2017年1月7日土曜日

誘拐 29

 セント・アイブス出張所所長リュック・ニュカネンは卓上テレビでミナ・アン・ダウン教授の保釈が認められたニュースを見ていた。教授とは彼がドームを出て出張所を構えて以来の長い付き合いだ。彼女はニュカネンがドーマーだと知ると急速に接近してきた。ニュカネンは堅物だ。女性に親切にされても嬉しくない。彼は妻を深く愛していたし、己が妻以外の女性に関心を持たれる容姿だとも思っていなかった。だから教授の接近は初めから胡散臭く感じていた。しかし遺伝子実験の許可申請に便宜を図って欲しいと言う類の接近だと思っていた。

 ドーマーを誘拐するなんて・・・クローンを創って自分の脳を若い肉体に移植するなんて・・・人間の考えることじゃない!

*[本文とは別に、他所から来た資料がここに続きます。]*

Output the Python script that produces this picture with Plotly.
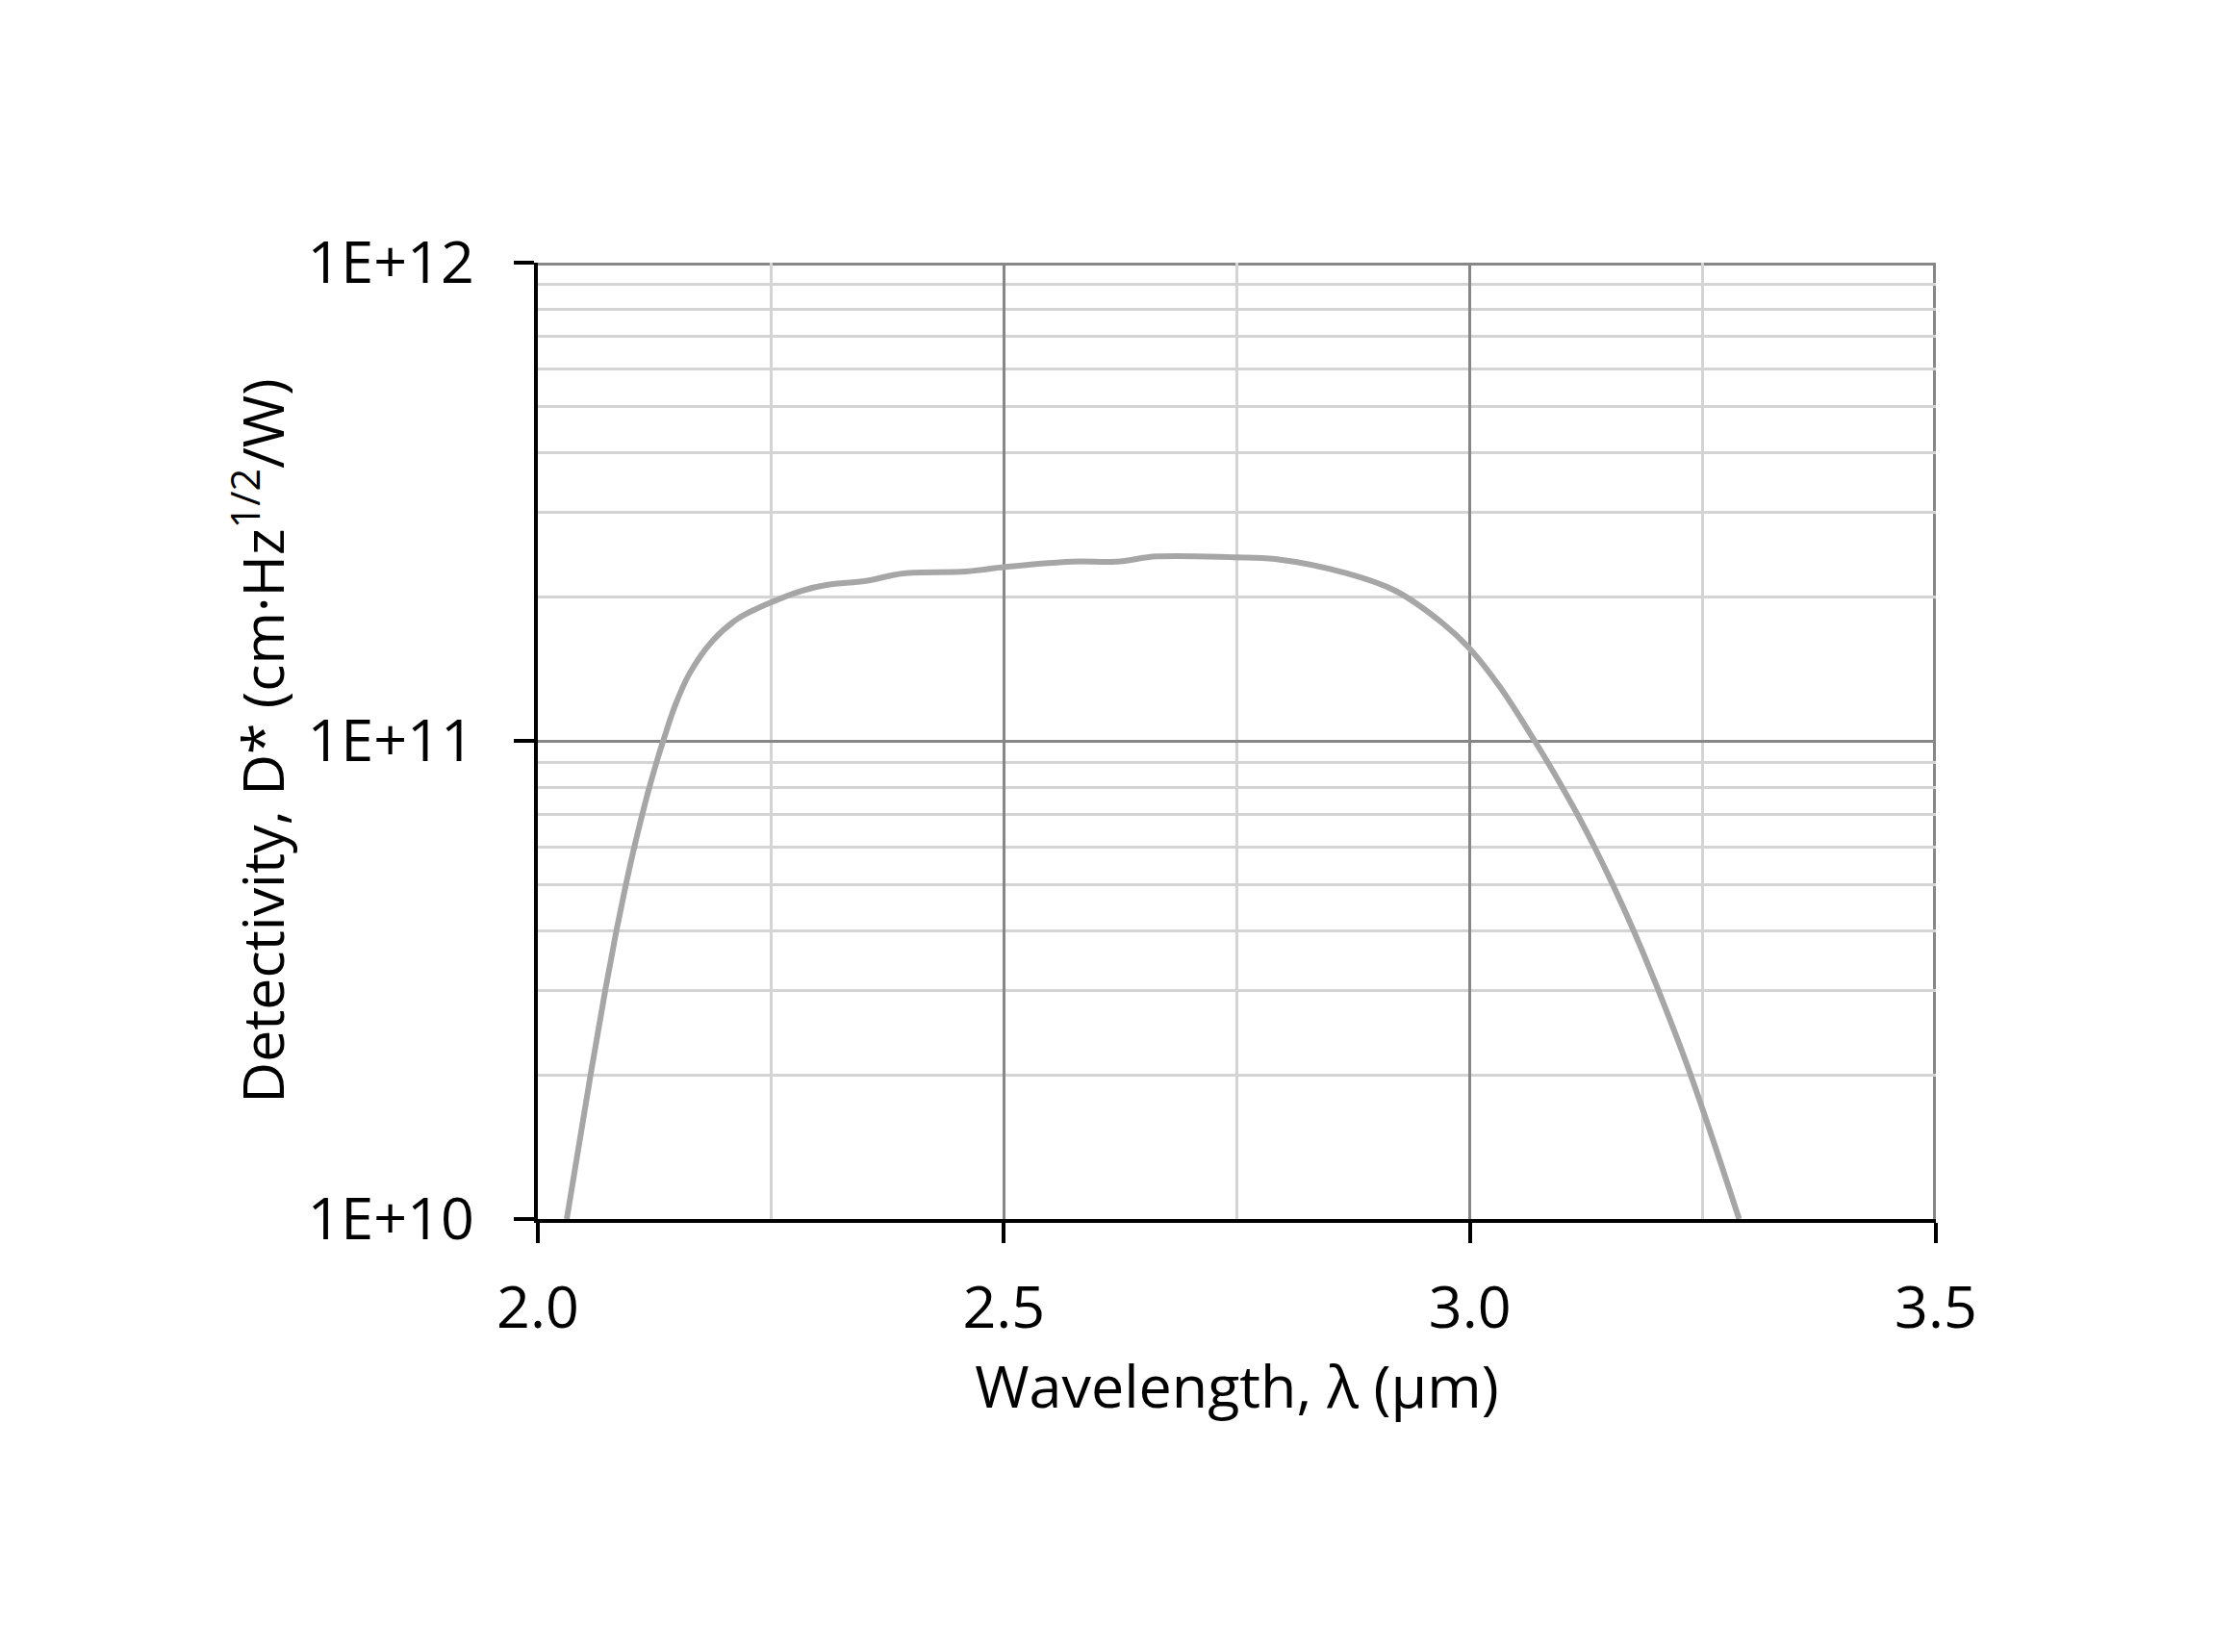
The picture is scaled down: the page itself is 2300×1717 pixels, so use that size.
import plotly.graph_objects as go

# Data
wavelength_um = [2.031, 2.0565, 2.0722, 2.0842, 2.0944, 2.1035, 2.1119, 2.1197, 2.1272, 2.1345,
                 2.1473, 2.1628, 2.1868, 2.2144, 2.2454, 2.283, 2.311, 2.352, 2.392, 2.459,
                 2.501, 2.573, 2.621, 2.664, 2.747, 2.791, 2.868, 2.920, 2.971, 3.001,
                 3.033, 3.0695, 3.0838, 3.0991, 3.1157, 3.1336, 3.1534, 3.1759, 3.2025, 3.237,
                 3.2889]
detectivity = [1.0e10, 2.0e10, 3.0e10, 4.0e10, 5.0e10, 6.0e10, 7.0e10, 8.0e10, 9.0e10, 1.0e11,
               1.186e11, 1.384e11, 1.614e11, 1.80e11, 1.93e11, 2.06e11, 2.12e11, 2.16e11, 2.24e11, 2.26e11,
               2.31e11, 2.37e11, 2.37e11, 2.43e11, 2.42e11, 2.40e11, 2.24e11, 2.06e11, 1.76e11, 1.55e11,
               1.29e11, 1.0e11, 9.0e10, 8.0e10, 7.0e10, 6.0e10, 5.0e10, 4.0e10, 3.0e10, 2.0e10,
               1.0e10]

x_ticks = [2.0, 2.5, 3.0, 3.5]
x_tick_text = ["2.0", "2.5", "3.0", "3.5"]
x_minor = [2.25, 2.75, 3.25]
y_ticks = [1e10, 1e11, 1e12]
y_tick_text = ["1E+10", "1E+11", "1E+12"]
y_minor = [m * 10 ** e for e in (10, 11) for m in range(2, 10)]

FONT = "Open Sans"
MAJOR_GRID = "#878787"
MINOR_GRID = "#d4d4d4"

fig = go.Figure()
fig.add_trace(go.Scatter(
    x=wavelength_um, y=detectivity, mode="lines",
    line=dict(color="#a6a6a6", width=6, shape="spline", smoothing=1.0),
    showlegend=False, hoverinfo="skip",
))

# Major gridlines at the far edges (top 1E+12 and right 3.5); half is clipped, so width doubled
fig.add_shape(type="line", xref="x", yref="paper", x0=x_ticks[-1], x1=x_ticks[-1], y0=0, y1=1,
              line=dict(color=MAJOR_GRID, width=6), layer="below")
fig.add_shape(type="line", xref="paper", yref="y", x0=0, x1=1,
              y0=y_ticks[-1], y1=y_ticks[-1],
              line=dict(color=MAJOR_GRID, width=6), layer="below")

fig.update_layout(
    width=2300, height=1717,
    paper_bgcolor="white", plot_bgcolor="white",
    margin=dict(l=551, r=296, t=265, b=458, autoexpand=False),
    font=dict(family=FONT, size=61, color="black"),
    xaxis=dict(
        range=[2.0, 3.5], tickmode="array", tickvals=x_ticks, ticktext=x_tick_text,
        showgrid=True, gridcolor=MAJOR_GRID, gridwidth=3,
        minor=dict(tickmode="array", tickvals=x_minor, showgrid=True,
                   gridcolor=MINOR_GRID, gridwidth=3, ticks=""),
        showline=True, linecolor="black", linewidth=4,
        ticks="outside", ticklen=21, tickwidth=4, tickcolor="black",
        ticklabelstandoff=15,
        tickfont=dict(family=FONT, size=61, color="black"),
        title=dict(text="Wavelength, λ (μm)", font=dict(family=FONT, size=61, color="black"), standoff=5),
        zeroline=False,
    ),
    yaxis=dict(
        type="log", range=[10, 12], tickmode="array", tickvals=y_ticks, ticktext=y_tick_text,
        showgrid=True, gridcolor=MAJOR_GRID, gridwidth=3,
        minor=dict(tickmode="array", tickvals=y_minor, showgrid=True,
                   gridcolor=MINOR_GRID, gridwidth=3, ticks=""),
        showline=True, linecolor="black", linewidth=4,
        ticks="outside", ticklen=21, tickwidth=4, tickcolor="black",
        ticklabelstandoff=29,
        tickfont=dict(family=FONT, size=61, color="black"),
        title=dict(text="Detectivity, D* (cm·Hz<sup>1/2</sup>/W)", font=dict(family=FONT, size=59, color="black"), standoff=6),
        zeroline=False,
    ),
)

fig.write_html("out.html")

 もしかすると自分も狙われていたかも知れない、と想像すると気分が悪い。妻子に危害が及ぶ危険性も考えねばならない。ダウン教授夫妻には、監視を付けることにした。既に部下が拘置所へ出かけている。保釈されれば警護を理由についていくのだ。
 電話が掛かってきた。何気なく出ると、スカボロ刑事だった。

「所長、セイヤーズはあんたの所に来ているのかい?」

 この男はいつも無礼だ。ニュカネンは元ドーマーのプライドで一般警察を見下しているので、不快に思ったが、地元警察と仲良くしておくに越したことはない。
 彼はチラリと2階へ上がる階段を見た。

「ああ、来ているが?」

 2階には、セイヤーズに化けたロイ・ヒギンズ捜査官と、彼と組むことになったジョン・ケリー・ドーマーが居て、これからケン・ビューフォード判事に会いに行く打ち合わせをしていた。
 スカボロが尋ねた。

「まだそこに居るんだな?」
「ああ、居る。」
「良かった・・・」

 スカボロが安堵の声を出した。

「夕べの情報なんだが、ガセの可能性が高くなった。リトル・セーラムは2年前に廃村になっているんだ。食堂なんか誰も経営しちゃいねぇ。つまり、尋ね人の女もいないって訳だ。セイヤーズが行く必要はなくなったのさ。」

 ニュカネンはスカボロが言っている意味がわからなかったが、「わかった、伝えておく」と答えた。
 スカボロ刑事が話を終えて電話を切ると、ニュカネンは直ぐにドームに電話を掛けた。セイヤーズに掛けたのだが、先方が不在の場合、ドームのコンピュータは「登録代理人」に電話を廻す。そして第1登録代理人のレインも不在だったので、コンピュータは第2登録代理人に廻した。

「ワグナー・・・」

 気の好いクラウス・フォン・ワグナー・ドーマーが電話口に出た。ニュカネンは自身の端末を見てセイヤーズに掛けたことを確認して、相手が不在だと知った。

「セント・アイブス出張所のニュカネンだ。」
「先輩、おはようございます。」
「おはよう・・・セイヤーズは留守なのか?」
「ええ、早朝から出かけています。彼は直通番号に出ないのですか?」
「掛けたが、君に廻されたのだ。レインも留守だな?」
「彼は医療区に入院中です。10日は出て来ません。」
「10日・・・?」

 ニュカネンはハッとした。

「飽和を起こしたのか?」
「ええ・・・ドームの中で幸いでした。」
「全くだ・・・それで、セイヤーズは付き添っている訳ではないだろう? 何処へ行った? 直通番号に掛けられると都合が悪い場所か?」
「そんなはずはありませんが・・・先輩、ダリル兄は個人用と仕事用、どっちの番号を先輩に教えたんです?」
「仕事用だと思うが・・・」

 ニュカネンは今掛けている番号を読み上げた。「ああ」とクラウスが声を出した。

「それ、仕事用内線です。ドームの中にしか掛かりません。外線を教えましょうか? それとも僕から伝言しますか?」
「外線を教えてくれ。急ぐんだ。」

 ニュカネンはイライラした。ダリル・セイヤーズ・ドーマーには本当にいつもイラッとさせられる・・・。もっとも、ドーマーが持つ電話番号が1人4種類あることを失念していた自身にもイラッときていたのだが。